** MATERIAL PROVIDED **
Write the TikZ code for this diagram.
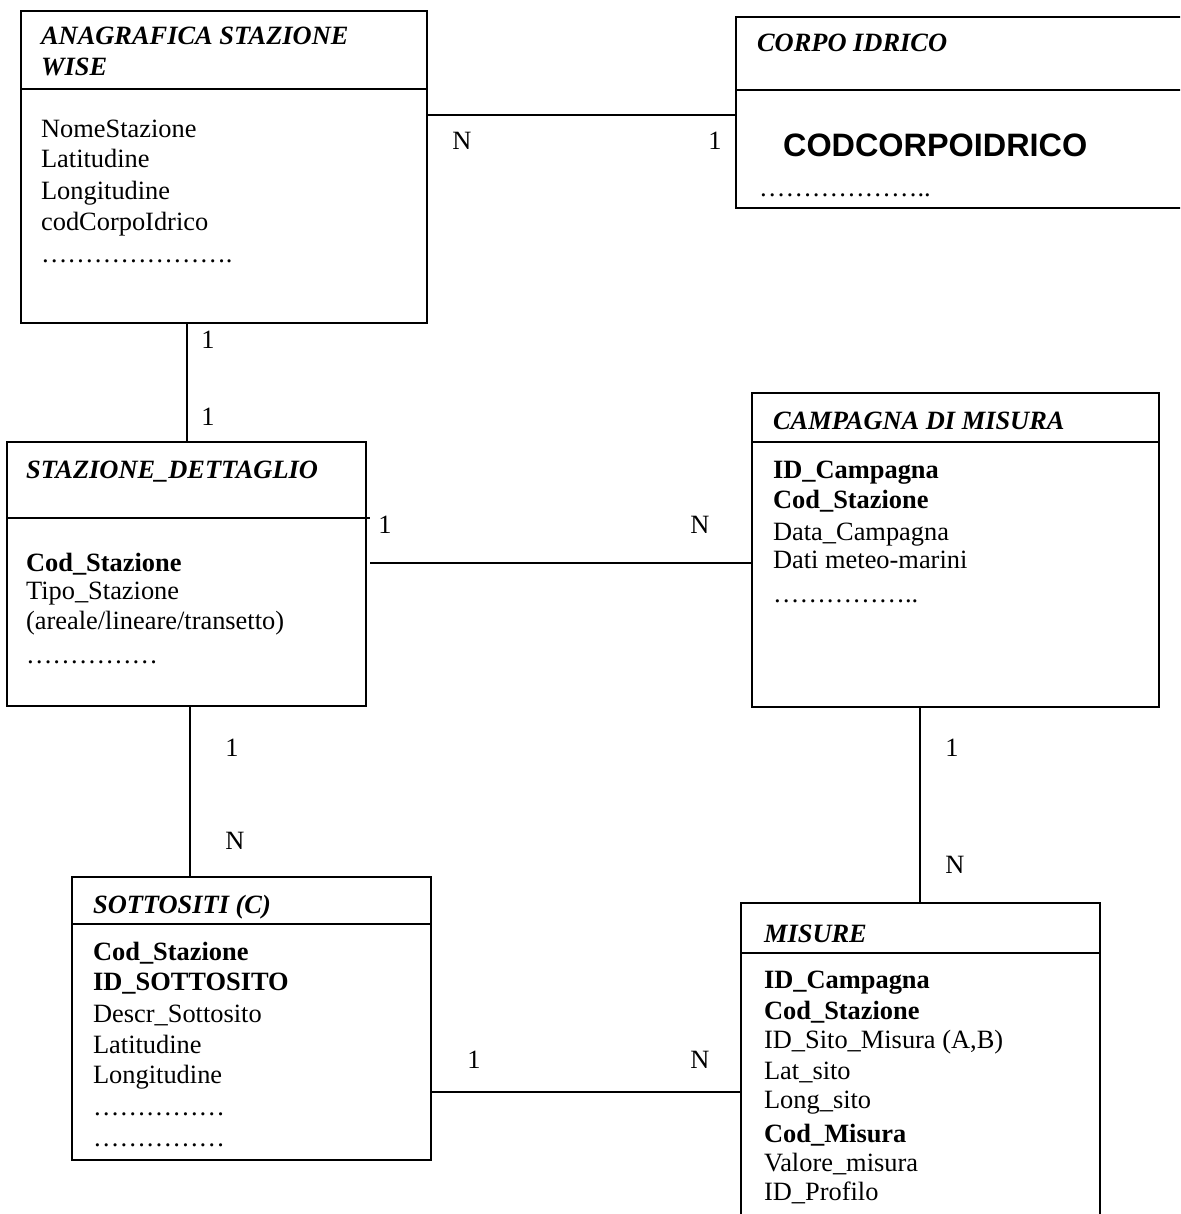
\documentclass[tikz,border=0pt]{standalone}
\usepackage{fontspec}
\setmainfont{Liberation Serif}
\newfontfamily\sansfam{Liberation Sans}
\usetikzlibrary{fit}
\newcommand{\edt}{…}
\begin{document}
\begin{tikzpicture}[x=0.5pt,y=-0.5pt,line width=1.1pt,
  entity/.style={draw,rectangle,inner sep=0pt,outer sep=0pt},
  etitle/.style={anchor=base west,inner sep=0pt,font=\fontsize{13.2pt}{15.4pt}\selectfont\bfseries\itshape},
  attr/.style={anchor=base west,inner sep=0pt,font=\fontsize{13.2pt}{15.4pt}\selectfont},
  keyattr/.style={anchor=base west,inner sep=0pt,font=\fontsize{13.2pt}{15.4pt}\selectfont\bfseries},
  card/.style={anchor=base,inner sep=0pt,font=\fontsize{13.2pt}{15.4pt}\selectfont}]
\useasboundingbox (0,0) rectangle (1180,1214);
\clip (0,0) rectangle (1180,1214);
\fill[white] (0,0) rectangle (1180,1214);

% entity boxes
\node[entity,fit={(21,11) (427,323)}] (anag) {};
\node[entity,fit={(736,17) (1195,208)}] (corpo) {};
\node[entity,fit={(7,442) (366,706)}] (staz) {};
\node[entity,fit={(752,393) (1159,707)}] (camp) {};
\node[entity,fit={(72,877) (431,1160)}] (sotto) {};
\node[entity,fit={(741,903) (1100,1225)}] (misure) {};

% title separators
\draw (anag.west |- 0,89) -- (anag.east |- 0,89);
\draw (corpo.west |- 0,90) -- (corpo.east |- 0,90);
\draw (staz.west |- 0,518) -- ([xshift=2pt]staz.east |- 0,518);
\draw (camp.west |- 0,442) -- (camp.east |- 0,442);
\draw (sotto.west |- 0,924) -- (sotto.east |- 0,924);
\draw (misure.west |- 0,953) -- (misure.east |- 0,953);

% ANAGRAFICA STAZIONE WISE
\node[etitle] (t1a) at (40,45) {ANAGRAFICA STAZIONE};
\node[etitle] (t1b) at (40,76) {WISE};
\node[attr] (a1) at (40,138) {NomeStazione};
\node[attr] (a2) at (40,168) {Latitudine};
\node[attr] (a3) at (40,199) {Longitudine};
\node[attr] (a4) at (40,230) {codCorpoIdrico};
\node[attr] (a5) at (40,263) {\edt\edt\edt\edt\edt\edt\edt.};

% CORPO IDRICO
\node[etitle] (t2) at (756,52) {CORPO IDRICO};
\node[anchor=base west,inner sep=0pt,font=\sansfam\fontsize{16.2pt}{19pt}\selectfont\bfseries] (b1) at (782,157) {CODCORPOIDRICO};
\node[attr] (b2) at (758,197) {\edt\edt\edt\edt\edt\edt..};

% STAZIONE_DETTAGLIO
\node[etitle] (t3) at (25,478) {STAZIONE\_DETTAGLIO};
\node[keyattr] (c1) at (25,571) {Cod\_Stazione};
\node[attr] (c2) at (25,599) {Tipo\_Stazione};
\node[attr] (c3) at (25,629) {(areale/lineare/transetto)};
\node[attr] (c4) at (25,663) {\edt\edt\edt\edt\edt};

% CAMPAGNA DI MISURA
\node[etitle] (t4) at (772,429) {CAMPAGNA DI MISURA};
\node[keyattr] (d1) at (772,478) {ID\_Campagna};
\node[keyattr] (d2) at (772,508) {Cod\_Stazione};
\node[attr] (d3) at (772,540) {Data\_Campagna};
\node[attr] (d4) at (772,568) {Dati meteo-marini};
\node[attr] (d5) at (772,602) {\edt\edt\edt\edt\edt..};

% SOTTOSITI (C)
\node[etitle] (t5) at (92,913) {SOTTOSITI (C)};
\node[keyattr] (e1) at (92,960) {Cod\_Stazione};
\node[keyattr] (e2) at (92,990) {ID\_SOTTOSITO};
\node[attr] (e3) at (92,1022) {Descr\_Sottosito};
\node[attr] (e4) at (92,1053) {Latitudine};
\node[attr] (e5) at (92,1083) {Longitudine};
\node[attr] (e6) at (92,1115) {\edt\edt\edt\edt\edt};
\node[attr] (e7) at (92,1146) {\edt\edt\edt\edt\edt};

% MISURE
\node[etitle] (t6) at (763,942) {MISURE};
\node[keyattr] (f1) at (763,988) {ID\_Campagna};
\node[keyattr] (f2) at (763,1019) {Cod\_Stazione};
\node[attr] (f3) at (763,1048) {ID\_Sito\_Misura (A,B)};
\node[attr] (f4) at (763,1079) {Lat\_sito};
\node[attr] (f5) at (763,1108) {Long\_sito};
\node[keyattr] (f6) at (763,1142) {Cod\_Misura};
\node[attr] (f7) at (763,1171) {Valore\_misura};
\node[attr] (f8) at (763,1200) {ID\_Profilo};

% relationships
\draw (anag.east |- 0,115) -- (corpo.west |- 0,115);
\draw (anag.south -| 187,0) -- (staz.north -| 187,0);
\draw ([xshift=2pt]staz.east |- 0,563) -- (camp.west |- 0,563);
\draw (staz.south -| 190,0) -- (sotto.north -| 190,0);
\draw (camp.south -| 920,0) -- (misure.north -| 920,0);
\draw (sotto.east |- 0,1092) -- (misure.west |- 0,1092);

% cardinalities
\node[card] (n1) at (462,150) {N};
\node[card] (n2) at (715,150) {1};
\node[card] (n3) at (208,348) {1};
\node[card] (n4) at (208,425) {1};
\node[card] (n5) at (385,533) {1};
\node[card] (n6) at (700,533) {N};
\node[card] (n7) at (232,756) {1};
\node[card] (n8) at (235,849) {N};
\node[card] (n9) at (952,756) {1};
\node[card] (n10) at (955,873) {N};
\node[card] (n11) at (474,1068) {1};
\node[card] (n12) at (700,1068) {N};
\end{tikzpicture}
\end{document}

** EXERCISE **
Output all of the data exactly as it stands, minus any images.

** FINAL RESULT **
Write the TikZ code for this diagram.
\documentclass[tikz,border=0pt]{standalone}
\usepackage{fontspec}
\setmainfont{Liberation Serif}
\newfontfamily\sansfam{Liberation Sans}
\usetikzlibrary{fit}
\newcommand{\edt}{…}
\begin{document}
\begin{tikzpicture}[x=0.5pt,y=-0.5pt,line width=1.1pt,
  entity/.style={draw,rectangle,inner sep=0pt,outer sep=0pt},
  etitle/.style={anchor=base west,inner sep=0pt,font=\fontsize{13.2pt}{15.4pt}\selectfont\bfseries\itshape},
  attr/.style={anchor=base west,inner sep=0pt,font=\fontsize{13.2pt}{15.4pt}\selectfont},
  keyattr/.style={anchor=base west,inner sep=0pt,font=\fontsize{13.2pt}{15.4pt}\selectfont\bfseries},
  card/.style={anchor=base,inner sep=0pt,font=\fontsize{13.2pt}{15.4pt}\selectfont}]
\useasboundingbox (0,0) rectangle (1180,1214);
\clip (0,0) rectangle (1180,1214);
\fill[white] (0,0) rectangle (1180,1214);

% entity boxes
\node[entity,fit={(21,11) (427,323)}] (anag) {};
\node[entity,fit={(736,17) (1195,208)}] (corpo) {};
\node[entity,fit={(7,442) (366,706)}] (staz) {};
\node[entity,fit={(752,393) (1159,707)}] (camp) {};
\node[entity,fit={(72,877) (431,1160)}] (sotto) {};
\node[entity,fit={(741,903) (1100,1225)}] (misure) {};

% title separators
\draw (anag.west |- 0,89) -- (anag.east |- 0,89);
\draw (corpo.west |- 0,90) -- (corpo.east |- 0,90);
\draw (staz.west |- 0,518) -- ([xshift=2pt]staz.east |- 0,518);
\draw (camp.west |- 0,442) -- (camp.east |- 0,442);
\draw (sotto.west |- 0,924) -- (sotto.east |- 0,924);
\draw (misure.west |- 0,953) -- (misure.east |- 0,953);

% ANAGRAFICA STAZIONE WISE
\node[etitle] (t1a) at (40,45) {ANAGRAFICA STAZIONE};
\node[etitle] (t1b) at (40,76) {WISE};
\node[attr] (a1) at (40,138) {NomeStazione};
\node[attr] (a2) at (40,168) {Latitudine};
\node[attr] (a3) at (40,199) {Longitudine};
\node[attr] (a4) at (40,230) {codCorpoIdrico};
\node[attr] (a5) at (40,263) {\edt\edt\edt\edt\edt\edt\edt.};

% CORPO IDRICO
\node[etitle] (t2) at (756,52) {CORPO IDRICO};
\node[anchor=base west,inner sep=0pt,font=\sansfam\fontsize{16.2pt}{19pt}\selectfont\bfseries] (b1) at (782,157) {CODCORPOIDRICO};
\node[attr] (b2) at (758,197) {\edt\edt\edt\edt\edt\edt..};

% STAZIONE_DETTAGLIO
\node[etitle] (t3) at (25,478) {STAZIONE\_DETTAGLIO};
\node[keyattr] (c1) at (25,571) {Cod\_Stazione};
\node[attr] (c2) at (25,599) {Tipo\_Stazione};
\node[attr] (c3) at (25,629) {(areale/lineare/transetto)};
\node[attr] (c4) at (25,663) {\edt\edt\edt\edt\edt};

% CAMPAGNA DI MISURA
\node[etitle] (t4) at (772,429) {CAMPAGNA DI MISURA};
\node[keyattr] (d1) at (772,478) {ID\_Campagna};
\node[keyattr] (d2) at (772,508) {Cod\_Stazione};
\node[attr] (d3) at (772,540) {Data\_Campagna};
\node[attr] (d4) at (772,568) {Dati meteo-marini};
\node[attr] (d5) at (772,602) {\edt\edt\edt\edt\edt..};

% SOTTOSITI (C)
\node[etitle] (t5) at (92,913) {SOTTOSITI (C)};
\node[keyattr] (e1) at (92,960) {Cod\_Stazione};
\node[keyattr] (e2) at (92,990) {ID\_SOTTOSITO};
\node[attr] (e3) at (92,1022) {Descr\_Sottosito};
\node[attr] (e4) at (92,1053) {Latitudine};
\node[attr] (e5) at (92,1083) {Longitudine};
\node[attr] (e6) at (92,1115) {\edt\edt\edt\edt\edt};
\node[attr] (e7) at (92,1146) {\edt\edt\edt\edt\edt};

% MISURE
\node[etitle] (t6) at (763,942) {MISURE};
\node[keyattr] (f1) at (763,988) {ID\_Campagna};
\node[keyattr] (f2) at (763,1019) {Cod\_Stazione};
\node[attr] (f3) at (763,1048) {ID\_Sito\_Misura (A,B)};
\node[attr] (f4) at (763,1079) {Lat\_sito};
\node[attr] (f5) at (763,1108) {Long\_sito};
\node[keyattr] (f6) at (763,1142) {Cod\_Misura};
\node[attr] (f7) at (763,1171) {Valore\_misura};
\node[attr] (f8) at (763,1200) {ID\_Profilo};

% relationships
\draw (anag.east |- 0,115) -- (corpo.west |- 0,115);
\draw (anag.south -| 187,0) -- (staz.north -| 187,0);
\draw ([xshift=2pt]staz.east |- 0,563) -- (camp.west |- 0,563);
\draw (staz.south -| 190,0) -- (sotto.north -| 190,0);
\draw (camp.south -| 920,0) -- (misure.north -| 920,0);
\draw (sotto.east |- 0,1092) -- (misure.west |- 0,1092);

% cardinalities
\node[card] (n1) at (462,150) {N};
\node[card] (n2) at (715,150) {1};
\node[card] (n3) at (208,348) {1};
\node[card] (n4) at (208,425) {1};
\node[card] (n5) at (385,533) {1};
\node[card] (n6) at (700,533) {N};
\node[card] (n7) at (232,756) {1};
\node[card] (n8) at (235,849) {N};
\node[card] (n9) at (952,756) {1};
\node[card] (n10) at (955,873) {N};
\node[card] (n11) at (474,1068) {1};
\node[card] (n12) at (700,1068) {N};
\end{tikzpicture}
\end{document}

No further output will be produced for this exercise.